ABSTRACT

For decades, scholars have struggled to come up with theories and typologies that would explain how these different levels coexist and interact, and yet create what is undoubtedly a coherent whole that we may call Chinese religion. Half a century ago, C.K. Yang produced one of the most influential explanations of this difference when he divided Chinese religion into institutional and ‘diffused’ varieties. The former consists of identifiable sects and teachings; the latter is the mix of practices and beliefs that exist outside of formal institutions (Yang 1961). Others have drawn the line at the presence of written texts, with scriptures being the hallmark of elite, institutional religion, from which the oral, performed religion of the masses derived (Granet 1975). Another division comes at the point of legality. Beginning in the late 1300s, the Chinese imperial state formalized a very specific definition of proper (zheng) religious practices, texts and cults, with everything else categorized either as illicit (yin) or heretical (xie).

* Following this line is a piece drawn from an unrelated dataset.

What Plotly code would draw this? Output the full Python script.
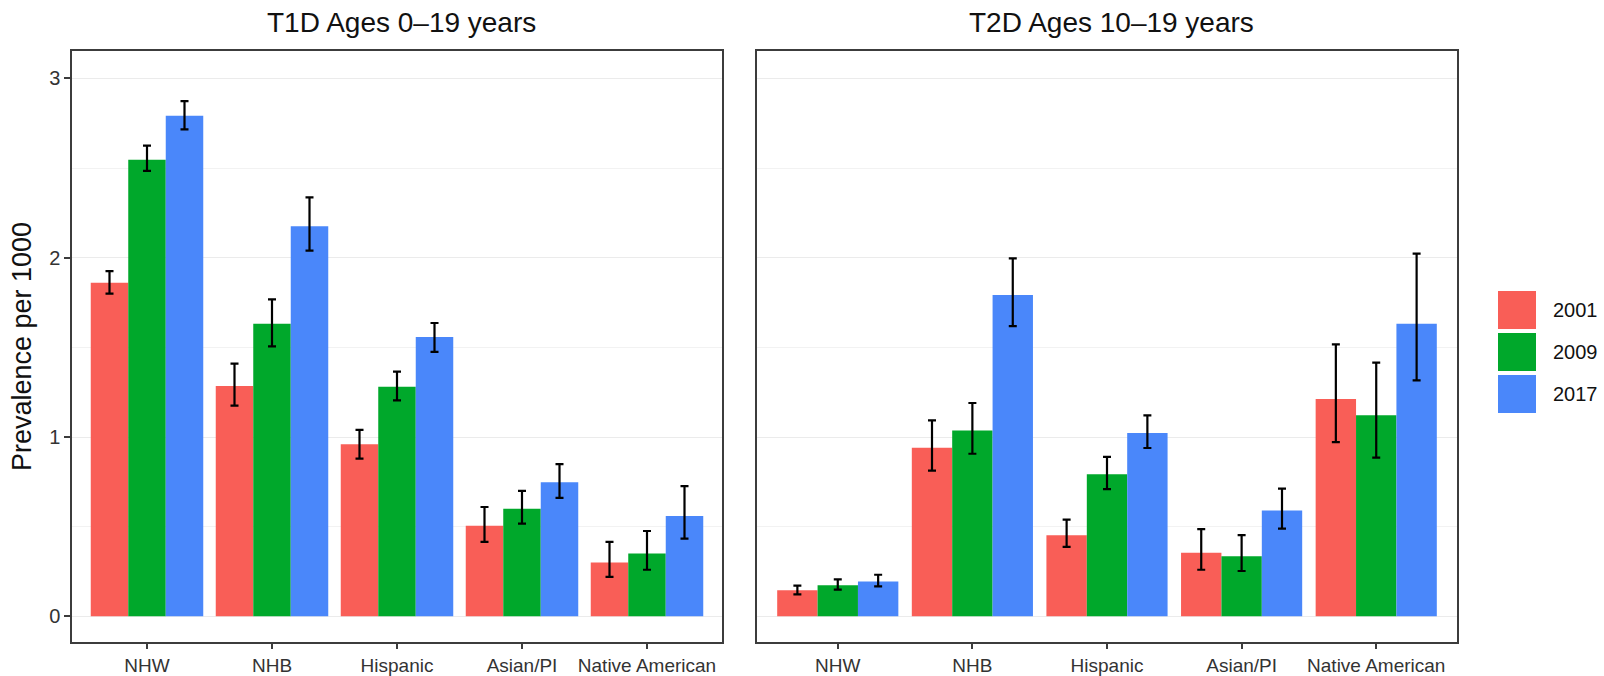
import plotly.graph_objects as go

# ---------------- data ----------------
categories = ["NHW", "NHB", "Hispanic", "Asian/PI", "Native American"]
years = ["2001", "2009", "2017"]
panel_titles = ["T1D Ages 0\u201319 years", "T2D Ages 10\u201319 years"]
y_title = "Prevalence per 1000"
y_ticks = [0, 1, 2, 3]

# T1D ages 0-19
t1d_2001 = [1.860, 1.285, 0.960, 0.505, 0.300]
t1d_2001_lo = [1.800, 1.175, 0.880, 0.415, 0.220]
t1d_2001_hi = [1.925, 1.410, 1.040, 0.610, 0.415]
t1d_2009 = [2.547, 1.632, 1.280, 0.600, 0.350]
t1d_2009_lo = [2.484, 1.506, 1.205, 0.517, 0.260]
t1d_2009_hi = [2.625, 1.768, 1.365, 0.700, 0.476]
t1d_2017 = [2.792, 2.175, 1.558, 0.748, 0.560]
t1d_2017_lo = [2.716, 2.040, 1.475, 0.661, 0.433]
t1d_2017_hi = [2.874, 2.337, 1.636, 0.849, 0.726]

# T2D ages 10-19
t2d_2001 = [0.145, 0.941, 0.453, 0.355, 1.212]
t2d_2001_lo = [0.123, 0.813, 0.387, 0.260, 0.972]
t2d_2001_hi = [0.171, 1.093, 0.539, 0.487, 1.517]
t2d_2009 = [0.173, 1.037, 0.792, 0.335, 1.121]
t2d_2009_lo = [0.149, 0.907, 0.710, 0.253, 0.885]
t2d_2009_hi = [0.206, 1.190, 0.889, 0.453, 1.415]
t2d_2017 = [0.195, 1.792, 1.022, 0.591, 1.632]
t2d_2017_lo = [0.167, 1.619, 0.939, 0.489, 1.316]
t2d_2017_hi = [0.232, 1.997, 1.121, 0.712, 2.023]

# ---------------- style ----------------
colors = ["#F95E57", "#00A82B", "#4A87FA"]
FONT = "Liberation Sans, Arial, sans-serif"
W, H = 1604, 676
ML, MR, MT, MB = 72, 147, 51, 34
plot_w = W - ML - MR
plot_h = H - MT - MB

def px_x(p):
    return (p - ML) / plot_w

def px_y(p):
    return (H - MB - p) / plot_h

fig = go.Figure()

panels = [
    ("x", "y", [(t1d_2001, t1d_2001_lo, t1d_2001_hi),
                (t1d_2009, t1d_2009_lo, t1d_2009_hi),
                (t1d_2017, t1d_2017_lo, t1d_2017_hi)]),
    ("x2", "y2", [(t2d_2001, t2d_2001_lo, t2d_2001_hi),
                  (t2d_2009, t2d_2009_lo, t2d_2009_hi),
                  (t2d_2017, t2d_2017_lo, t2d_2017_hi)]),
]

for xa, ya, series in panels:
    for (vals, lo, hi), yr, col in zip(series, years, colors):
        fig.add_trace(go.Bar(
            x=categories, y=vals, name=yr, xaxis=xa, yaxis=ya,
            marker=dict(color=col, line=dict(width=0)),
            offsetgroup=yr, showlegend=False,
            error_y=dict(type="data", symmetric=False,
                         array=[h - v for h, v in zip(hi, vals)],
                         arrayminus=[v - l for v, l in zip(vals, lo)],
                         color="black", thickness=2.2, width=4),
        ))

yrange = [-0.143, 3.153]
left_dom = [0, px_x(722)]
right_dom = [px_x(757), 1]

common_x = dict(type="category", range=[-0.6, 4.6], showgrid=False,
                showline=True, mirror=True, linecolor="#3c3c3c", linewidth=1.5,
                ticks="outside", ticklen=5, tickcolor="#3c3c3c", tickwidth=1.5,
                automargin=False,
                tickfont=dict(family=FONT, size=19, color="#333333"),
                zeroline=False, fixedrange=True)
common_y = dict(range=yrange, tickmode="array", tickvals=y_ticks,
                showgrid=True, gridcolor="#EBEBEB", gridwidth=1.2,
                minor=dict(tickmode="linear", tick0=0, dtick=0.5, showgrid=True,
                           gridcolor="#F2F2F2", gridwidth=1),
                showline=True, mirror=True, linecolor="#3c3c3c", linewidth=1.5,
                zeroline=False, fixedrange=True, automargin=False)

fig.update_layout(
    width=W, height=H,
    margin=dict(l=ML, r=MR, t=MT, b=MB),
    paper_bgcolor="white", plot_bgcolor="white",
    barmode="group", bargap=0.1, bargroupgap=0,
    showlegend=False,
    font=dict(family=FONT, color="#222222"),
    xaxis=dict(domain=left_dom, anchor="y", **common_x),
    xaxis2=dict(domain=right_dom, anchor="y2", **common_x),
    yaxis=dict(domain=[0, 1], anchor="x", ticks="outside", ticklen=6,
               tickcolor="#3c3c3c", tickwidth=1.5,
               tickfont=dict(family=FONT, size=20, color="#333333"),
               title=dict(text=y_title, font=dict(family=FONT, size=27, color="#111111"),
                          standoff=10),
               **common_y),
    yaxis2=dict(domain=[0, 1], anchor="x2", matches="y", showticklabels=False,
                ticks="", **common_y),
)

# panel titles
for title, dom in zip(panel_titles, [left_dom, right_dom]):
    fig.add_annotation(text=title, xref="paper", yref="paper",
                       x=(dom[0] + dom[1]) / 2 + 4 / plot_w, y=px_y(22),
                       xanchor="center", yanchor="middle", showarrow=False,
                       font=dict(family=FONT, size=28, color="#111111"))

# manual legend (large keys like ggplot)
key_tops = [291, 333, 375]
for yr, col, top in zip(years, colors, key_tops):
    fig.add_shape(type="rect", xref="paper", yref="paper",
                  x0=px_x(1498), x1=px_x(1536), y0=px_y(top + 38), y1=px_y(top),
                  fillcolor=col, line=dict(width=0))
    fig.add_annotation(text=yr, xref="paper", yref="paper",
                       x=px_x(1551), y=px_y(top + 19), xanchor="left", yanchor="middle",
                       showarrow=False, font=dict(family=FONT, size=20, color="#111111"))

fig.write_html("out.html")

Legal religion was thus largely a product of the state order, while those practices and texts classified as heretical became a haven and gathering point for anti-state activity, particularly when combined with apocalyptic predictions (de Groot 1903; Zhao 2007). Each of these definitions have merit, but they all share a common trait in that they focus on a knowable quality of religion as being institutional, textual or legal, and then define by default everything else, often the religious experience of the great majority of the people, by the absence of that quality.